Sólo dos veces en mi vida he saludado a Bill Clinton. Una vez, como Presidente, en el hotel Mayflower, en Washington, y otra, como exmandatario, en el hotel Waldorf Astoria, en Nueva York.
En ambas ocasiones, me tomó del antebrazo, me miró a los ojos, preguntó mi nombre y me hizo sentir, por unos segundos, que yo era la persona más importante para él en esos momentos.
El acto de saludar en público ha sido una parte importante del éxito político de Clinton. Lo considera la mejor forma de conectar con la gente y crear una impresión de empatía, como la que dejó en mí.
Sin embargo, como una vez reconoció él mismo al empresario y político Steve Soboroff, el famoso saludo es parte de una actuación muy bien ensayada.
Hace unos días volví a ver Primary Colors, la película que, basada en un libro del mismo nombre, retrata la ruta de ascenso de Clinton hacia la Casa Blanca, que ocupó de 1993 a 2001, y en la que la explicación sobre su saludo de mano tiene un lugar prominente en el guión.
En uno de los momentos culminantes del filme, el actor John Travolta, quien interpreta al gobernador Jack Stanton –un personaje inspirado en Clinton–, se presenta ante los trabajadores de un astillero, en Portsmouth, Nueva Hampshire, uno de los estados donde los aspirantes presidenciales se hacen o se deshacen como competidores.
Afectados por el recorte de empleos, los obreros quieren saber qué hará por ellos si llega a la Presidencia.
Travolta les dice que les hablará con la verdad: su fuente de trabajo es una víctima de la globalización económica y no pueden depender más de ella, pero que si lo ayudan a llegar a la Casa Blanca, se desvivirá por ellos para que vuelvan a la escuela, aprendan otros oficios y así puedan salir adelante.
Había recordado la escena –que está basada en un hecho real– cuando el aspirante presidencial republicano Donald Trump se presentó en un acto de precampaña en la misma población (24 años después de Clinton), y se refirió a los trabajadores afectados por las decisiones de empresas que se reubican en otros países en busca de mejores condiciones fiscales.
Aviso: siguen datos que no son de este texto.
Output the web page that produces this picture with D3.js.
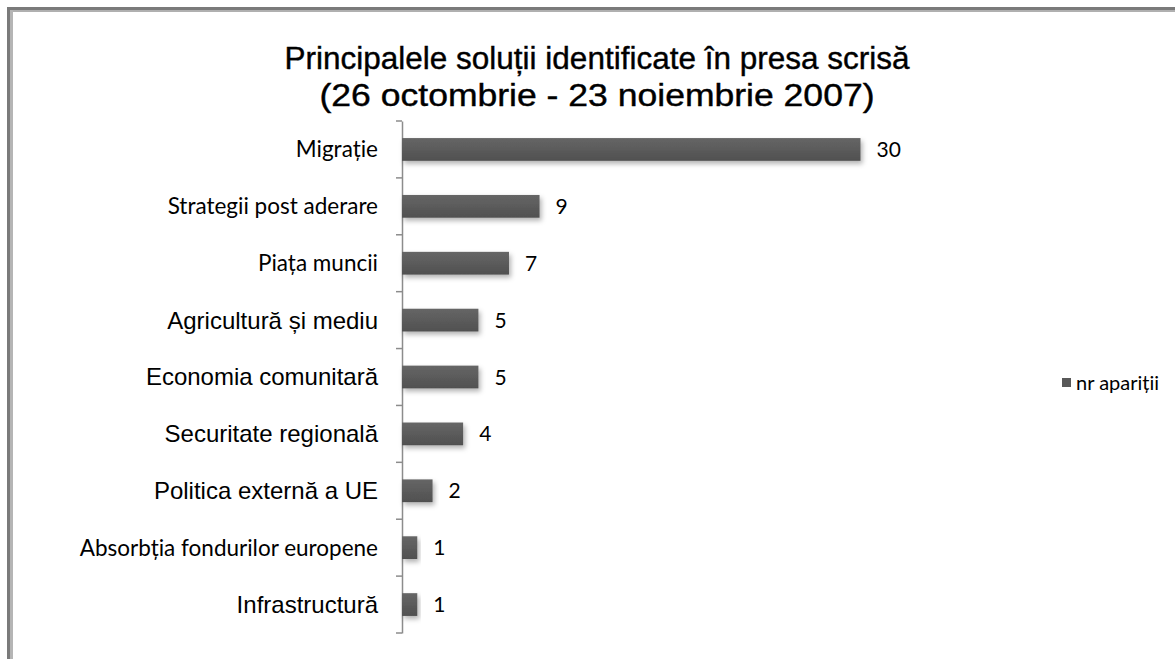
<!DOCTYPE html>
<html><head><meta charset="utf-8">
<script src="https://cdn.jsdelivr.net/npm/d3@7"></script>
<style>body{margin:0;background:#fff;} svg{display:block;}</style>
</head><body>
<svg id="c" width="1175" height="659"></svg>
<script>
const categories = ["Migrație","Strategii post aderare","Piața muncii","Agricultură și mediu","Economia comunitară","Securitate regională","Politica externă a UE","Absorbția fondurilor europene","Infrastructură"];
const values = [30,9,7,5,5,4,2,1,1];
const seriesName = "nr apariții";
const titleLines = ["Principalele soluții identificate în presa scrisă","(26 octombrie - 23 noiembrie 2007)"];

const svg = d3.select("#c");
const W = 1175, H = 659;
const calibriLike = new Set(["Migrație","Strategii post aderare","Piața muncii","Absorbția fondurilor europene"]);

const defs = svg.append("defs");
const f = defs.append("filter").attr("id","sh").attr("x","-10%").attr("y","-30%").attr("width","130%").attr("height","190%");
f.append("feDropShadow").attr("dx",2).attr("dy",3).attr("stdDeviation",2.5).attr("flood-color","#000").attr("flood-opacity",0.3);
const g = defs.append("linearGradient").attr("id","bg").attr("x1",0).attr("y1",0).attr("x2",0).attr("y2",1);
g.append("stop").attr("offset","0%").attr("stop-color","#666");
g.append("stop").attr("offset","100%").attr("stop-color","#505050");

// frame
svg.append("rect").attr("x",7).attr("y",7).attr("width",W).attr("height",3).attr("fill","#7a7a7a");
svg.append("rect").attr("x",10).attr("y",10).attr("width",W).attr("height",2).attr("fill","#b0b0b0");
svg.append("rect").attr("x",7).attr("y",7).attr("width",3).attr("height",H).attr("fill","#7a7a7a");
svg.append("rect").attr("x",10).attr("y",10).attr("width",3).attr("height",H).attr("fill","#b5b5b5");

const y = d3.scaleBand().domain(categories).range([121,633]).paddingInner(0.6).paddingOuter(0.3);
const x = d3.scaleLinear().domain([0,30]).range([402,860.5]);

// title
const titleWidths = [625, 555];
svg.append("text").attr("text-anchor","middle")
  .style("font-family","'Liberation Sans', Arial, sans-serif").style("font-size","31px").attr("fill","#000")
  .style("stroke","#000").style("stroke-width","0.4px")
  .selectAll("tspan").data(titleLines).join("tspan").attr("x",597).attr("y",(d,i)=>69+i*37)
  .attr("textLength",(d,i)=>titleWidths[i]).attr("lengthAdjust","spacingAndGlyphs").text(d=>d);

// axis
const axisG = svg.append("g").attr("transform",`translate(${x(0)},0)`)
  .call(d3.axisLeft(y).tickSize(0).tickFormat(""));
axisG.select(".domain").attr("stroke","#8c8c8c").attr("stroke-width",1.5);
const step = y.step();
const bounds = d3.range(categories.length+1).map(i=>y.range()[0]+i*step);
axisG.selectAll(".bt").data(bounds).join("line").attr("class","bt")
  .attr("x1",-6).attr("x2",0).attr("y1",d=>d).attr("y2",d=>d).attr("stroke","#8c8c8c").attr("stroke-width",1.5);

// labels
svg.append("g").selectAll("text").data(categories).join("text")
  .attr("x",378).attr("y",d=>y(d)+y.bandwidth()/2).attr("dy","0.35em").attr("text-anchor","end")
  .style("font-family",d=>calibriLike.has(d)?"Lato, 'Open Sans', sans-serif":"'Liberation Sans', Arial, sans-serif")
  .style("font-size",d=>calibriLike.has(d)?"22.5px":"24px").attr("fill","#000").text(d=>d);

// bars
svg.append("g").selectAll("rect").data(values).join("rect")
  .attr("x",x(0)).attr("y",(d,i)=>y(categories[i])).attr("height",y.bandwidth())
  .attr("width",d=>x(d)-x(0)).attr("fill","url(#bg)").attr("filter","url(#sh)");

// value labels
svg.append("g").selectAll("text").data(values).join("text")
  .attr("x",d=>x(d)+16).attr("y",(d,i)=>y(categories[i])+y.bandwidth()/2).attr("dy","0.36em")
  .style("font-family","Lato, 'Open Sans', sans-serif").style("font-size","21px").attr("fill","#000").text(d=>d);

// legend
const lg = svg.append("g").attr("transform","translate(1062,378)");
lg.append("rect").attr("width",9).attr("height",9).attr("fill","#595959");
lg.append("text").attr("x",14).attr("y",4.5).attr("dy","0.35em")
  .style("font-family","Lato, 'Open Sans', sans-serif").style("font-size","20px").attr("fill","#000").text(seriesName);
</script>
</body></html>
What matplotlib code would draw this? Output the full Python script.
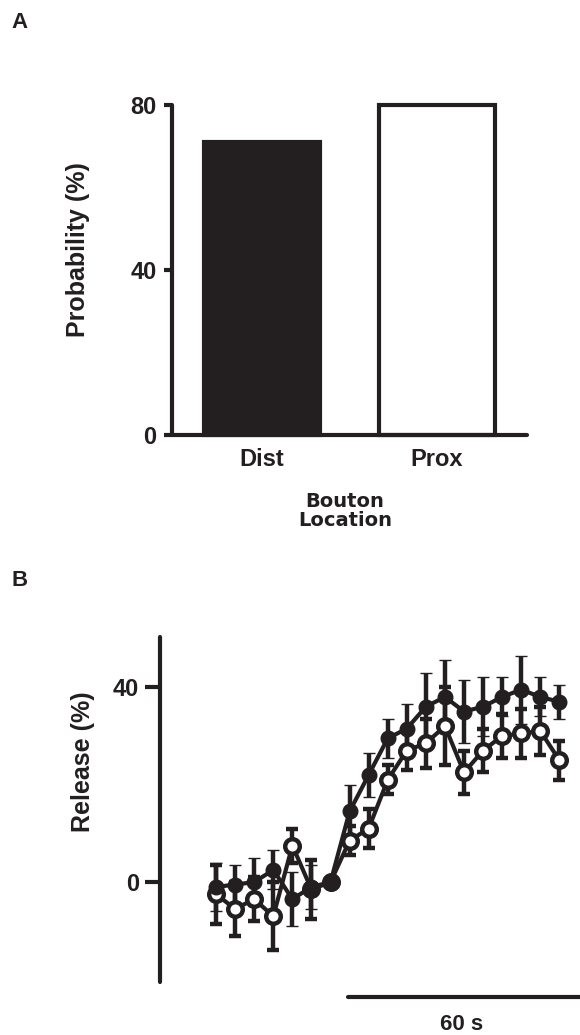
import numpy as np
import matplotlib
matplotlib.use("Agg")
import matplotlib.pyplot as plt
from matplotlib import font_manager as fm

# panel A data
locations = ["Dist", "Prox"]
probability = [71, 80]

# panel B data (time in s, release in %)
time_s = [-30, -25, -20, -15, -10, -5, 0, 5, 10, 15, 20, 25, 30, 35, 40, 45, 50, 55, 60]
dist_release = [-1, -0.5, 0, 2.5, -3.5, -1, 0, 14.5, 22, 29.5, 31.5, 36, 38, 35, 36, 38, 39.5, 38, 37]
dist_err = [5, 4, 5, 4, 5.5, 4.5, 0, 5.5, 4.5, 4, 5, 7, 7.5, 6.5, 6, 4, 7, 4, 3.5]
prox_release = [-2.5, -5.5, -3.5, -7, 7.5, -1.5, 0, 8.5, 11, 21, 27, 28.5, 32, 22.5, 27, 30, 30.5, 31, 25]
prox_err = [6, 5.5, 4.5, 7, 3.5, 6, 0, 3, 4, 3, 4, 5, 8, 4.5, 4.5, 4.5, 5, 5, 4]

K = "#231f20"

# regular-width Liberation Sans Bold (Arial look-alike)
bold_file = None
for f in fm.findSystemFonts():
    if f.endswith("LiberationSans-Bold.ttf"):
        bold_file = f
        break

def F(size):
    if bold_file:
        return fm.FontProperties(fname=bold_file, size=size)
    return fm.FontProperties(family="DejaVu Sans", weight="bold", size=size)

W, H = 580, 1035
fig = plt.figure(figsize=(W / 100, H / 100), dpi=100)

def px(x, y):
    return x / W, 1 - y / H

lw = 3.0

# ---------- panel A ----------
ax = fig.add_axes((172 / W, 1 - 435 / H, 355 / W, 330 / H))
xpos = np.arange(len(locations))
ax.bar(xpos[0], probability[0], width=0.66, color=K, edgecolor=K, linewidth=lw, clip_on=False)
ax.bar(xpos[1], probability[1], width=0.66, color="white", edgecolor=K, linewidth=lw, clip_on=False)
ax.set_xlim(-0.514, 1.514)
ax.set_ylim(0, 80)
ax.set_yticks([0, 40, 80])
ax.set_xticks(xpos)
ax.set_xticklabels(locations)
for s in ["top", "right"]:
    ax.spines[s].set_visible(False)
for s in ["left", "bottom"]:
    ax.spines[s].set_linewidth(lw)
    ax.spines[s].set_color(K)
    ax.spines[s].set_capstyle("round")
ax.tick_params(axis="y", length=6, width=lw, color=K, pad=5, labelcolor=K)
ax.tick_params(axis="x", length=0, pad=9, labelcolor=K)
for t in ax.get_yticklabels() + ax.get_xticklabels():
    t.set_fontproperties(F(17))
fig.text(*px(78, 250), "Probability (%)", rotation=90, ha="center", va="center",
         fontproperties=F(18), color=K)
fig.text(*px(345, 511), "Bouton\nLocation", ha="center", va="center", fontsize=14,
         fontweight="bold", family="DejaVu Sans", linespacing=1.05, color=K)
fig.text(*px(20, 22), "A", ha="center", va="center", fontproperties=F(16), color=K)

# ---------- panel B ----------
bx = fig.add_axes((160 / W, 1 - 982 / H, 420 / W, 345 / H))
common = dict(color=K, lw=3.0, elinewidth=3.2, capsize=4.5, capthick=5, zorder=3)
_, caps, _ = bx.errorbar(time_s, prox_release, yerr=prox_err, fmt="-o", ms=10.5,
                         mfc="white", mec=K, mew=3.2, **common)
for c in caps:
    c.set_solid_capstyle("round")
_, caps, _ = bx.errorbar(time_s, dist_release, yerr=dist_err, fmt="-o", ms=10.5,
                         mfc=K, mec=K, mew=1, **common)
for c in caps:
    c.set_solid_capstyle("round")
bx.set_xlim(-44.7, 65.4)
bx.set_ylim(-20.5, 50.3)
bx.set_yticks([0, 40])
bx.set_xticks([])
for s in ["top", "right", "bottom"]:
    bx.spines[s].set_visible(False)
bx.spines["left"].set_linewidth(lw)
bx.spines["left"].set_color(K)
bx.spines["left"].set_capstyle("round")
bx.tick_params(axis="y", length=11, width=lw, color=K, pad=4, labelcolor=K)
for t in bx.get_yticklabels():
    t.set_fontproperties(F(17))
fig.text(*px(83, 762), "Release (%)", rotation=90, ha="center", va="center",
         fontproperties=F(18), color=K)
# 60 s scale bar
bx.plot([4.6, 65.4], [-23.5, -23.5], color=K, lw=lw, solid_capstyle="round", clip_on=False)
fig.text(*px(462, 1024), "60 s", ha="center", va="center", fontproperties=F(16), color=K)
fig.text(*px(20, 580), "B", ha="center", va="center", fontproperties=F(16), color=K)

fig.savefig("out.png", dpi=100)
“Tell them to go fuck themselves”, arengó el empresario inmobiliario, haciendo gala de su lenguaje vulgar. Es decir, “díganles que se vayan a la chingada”.
Lo cierto es que ni Clinton se desvivió por encontrarles otros empleos a esos trabajadores ni Trump dice la verdad cuando amenaza a las empresas estadunidenses que se reubiquen en otros países, como México, por razones fiscales.
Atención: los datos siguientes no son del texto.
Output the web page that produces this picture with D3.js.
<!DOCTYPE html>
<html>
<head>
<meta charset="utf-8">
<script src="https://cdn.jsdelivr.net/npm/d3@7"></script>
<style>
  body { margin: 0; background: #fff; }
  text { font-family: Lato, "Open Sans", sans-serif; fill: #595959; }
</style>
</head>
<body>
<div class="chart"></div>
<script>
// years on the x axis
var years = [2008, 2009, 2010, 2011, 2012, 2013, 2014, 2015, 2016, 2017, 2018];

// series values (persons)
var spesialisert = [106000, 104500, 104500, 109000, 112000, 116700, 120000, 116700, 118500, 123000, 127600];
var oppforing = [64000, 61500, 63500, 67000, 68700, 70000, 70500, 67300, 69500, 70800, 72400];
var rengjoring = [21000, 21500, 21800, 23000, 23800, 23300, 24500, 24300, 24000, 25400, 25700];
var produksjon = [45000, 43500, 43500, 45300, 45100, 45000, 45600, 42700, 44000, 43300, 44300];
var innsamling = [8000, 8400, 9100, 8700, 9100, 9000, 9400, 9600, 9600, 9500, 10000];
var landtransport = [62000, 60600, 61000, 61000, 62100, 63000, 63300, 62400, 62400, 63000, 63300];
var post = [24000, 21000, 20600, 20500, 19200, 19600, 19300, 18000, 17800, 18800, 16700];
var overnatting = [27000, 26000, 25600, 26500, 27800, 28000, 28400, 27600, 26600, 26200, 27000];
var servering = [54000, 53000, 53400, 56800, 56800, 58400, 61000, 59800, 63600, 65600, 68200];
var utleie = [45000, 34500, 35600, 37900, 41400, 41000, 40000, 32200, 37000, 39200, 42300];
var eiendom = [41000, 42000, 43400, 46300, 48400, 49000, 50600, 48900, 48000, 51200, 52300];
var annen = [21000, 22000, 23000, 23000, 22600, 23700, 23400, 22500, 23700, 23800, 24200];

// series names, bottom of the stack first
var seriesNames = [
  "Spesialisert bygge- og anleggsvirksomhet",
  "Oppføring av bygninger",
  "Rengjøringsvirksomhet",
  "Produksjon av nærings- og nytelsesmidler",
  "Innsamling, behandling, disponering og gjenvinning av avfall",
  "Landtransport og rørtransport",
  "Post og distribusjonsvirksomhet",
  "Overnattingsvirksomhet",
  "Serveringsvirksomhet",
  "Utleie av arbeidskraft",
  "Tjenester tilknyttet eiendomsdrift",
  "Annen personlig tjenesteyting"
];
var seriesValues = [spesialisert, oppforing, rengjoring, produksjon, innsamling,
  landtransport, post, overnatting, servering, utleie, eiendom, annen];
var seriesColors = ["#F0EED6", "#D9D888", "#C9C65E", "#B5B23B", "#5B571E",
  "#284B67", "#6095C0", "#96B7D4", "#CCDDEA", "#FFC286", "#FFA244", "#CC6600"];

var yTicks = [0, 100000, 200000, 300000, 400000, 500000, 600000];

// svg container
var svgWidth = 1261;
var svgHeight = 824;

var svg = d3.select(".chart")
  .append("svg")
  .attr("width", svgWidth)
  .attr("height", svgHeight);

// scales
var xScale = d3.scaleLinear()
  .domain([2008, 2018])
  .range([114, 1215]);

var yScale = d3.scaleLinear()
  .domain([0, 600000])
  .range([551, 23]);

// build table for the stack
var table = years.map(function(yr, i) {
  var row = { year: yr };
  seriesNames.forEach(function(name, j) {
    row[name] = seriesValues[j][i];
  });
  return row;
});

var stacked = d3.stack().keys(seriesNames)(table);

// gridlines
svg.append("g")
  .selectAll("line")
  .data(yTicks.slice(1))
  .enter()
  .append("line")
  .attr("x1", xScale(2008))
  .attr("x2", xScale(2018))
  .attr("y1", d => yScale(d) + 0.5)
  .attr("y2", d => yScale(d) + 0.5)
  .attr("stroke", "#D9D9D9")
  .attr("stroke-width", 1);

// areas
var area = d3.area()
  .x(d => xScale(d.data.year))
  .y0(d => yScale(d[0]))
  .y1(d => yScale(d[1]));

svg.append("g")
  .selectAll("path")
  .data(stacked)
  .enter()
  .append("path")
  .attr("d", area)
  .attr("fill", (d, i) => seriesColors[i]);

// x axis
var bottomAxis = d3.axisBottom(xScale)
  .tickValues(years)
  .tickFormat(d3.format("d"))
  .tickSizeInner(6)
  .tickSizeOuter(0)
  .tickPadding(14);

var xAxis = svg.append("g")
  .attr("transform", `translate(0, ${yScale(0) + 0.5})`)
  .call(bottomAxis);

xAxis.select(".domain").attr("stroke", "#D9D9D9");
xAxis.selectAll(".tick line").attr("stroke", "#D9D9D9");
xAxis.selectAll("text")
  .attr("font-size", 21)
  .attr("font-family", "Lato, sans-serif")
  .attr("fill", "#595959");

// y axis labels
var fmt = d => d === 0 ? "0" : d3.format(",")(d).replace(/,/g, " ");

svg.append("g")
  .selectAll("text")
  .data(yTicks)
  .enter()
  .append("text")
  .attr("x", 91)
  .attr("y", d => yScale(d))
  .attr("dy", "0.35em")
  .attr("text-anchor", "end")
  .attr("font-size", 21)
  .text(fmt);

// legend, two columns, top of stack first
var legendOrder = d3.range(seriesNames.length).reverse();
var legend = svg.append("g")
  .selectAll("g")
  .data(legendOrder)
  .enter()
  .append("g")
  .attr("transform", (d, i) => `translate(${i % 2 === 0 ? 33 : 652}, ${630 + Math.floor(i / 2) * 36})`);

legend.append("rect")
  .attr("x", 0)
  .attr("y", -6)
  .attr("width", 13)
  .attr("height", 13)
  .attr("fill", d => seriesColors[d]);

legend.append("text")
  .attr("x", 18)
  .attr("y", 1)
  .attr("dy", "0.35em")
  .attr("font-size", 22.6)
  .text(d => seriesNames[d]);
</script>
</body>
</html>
Pese a su estilo duro y directo, Trump ha hecho notar que la tasa impositiva que pagan las empresas en Estados Unidos (39%, combinados el gravamen federal y el promedio de los estatales) es la más alta en el mundo desarrollado.
De acuerdo con una revisión de las declaraciones de 304 empresas estadunidenses ante la SEC, realizada recientemente por Bloomberg News, dichas compañías mantienen más de dos billones de dólares de sus ganancias en el extranjero.
Por eso Trump, en su propuesta fiscal, dice que para hacer que EU sea globalmente competitivo, promoverá la reducción del impuesto federal sobre ingresos corporativos a 15%.
Incluso en una entrevista, en noviembre de 2015, Trump afirmó que las empresas guardan ese dinero en el extranjero porque “es prohibitivo traerlo aquí, tendrían que estar locos para hacerlo”.
Entonces, igual que fue un error creer en la empatía de Clinton –cuya esposa Hillary es un poco menos hábil que él para ocultar sus mentiras–, tampoco hay que confiar en que Trump cumplirá todo lo que dice, por muy estridente que sea.
Lo que hay que saber es que el electorado compra esas pantomimas. Se las compró a Clinton en 1992 y es posible que se las compre a Trump en noviembre entrante.
Buscapiés
Estados Unidos acaba de estrenar embajadora en la Ciudad de México, luego de casi diez meses de tener vacante su sede diplomática en Paseo de la Reforma. La pregunta es cuánto duraría en el puesto la muy hábil y muy preparada Roberta Jacobson en caso de que Trump gane la Presidencia y tome posesión dentro de ocho meses.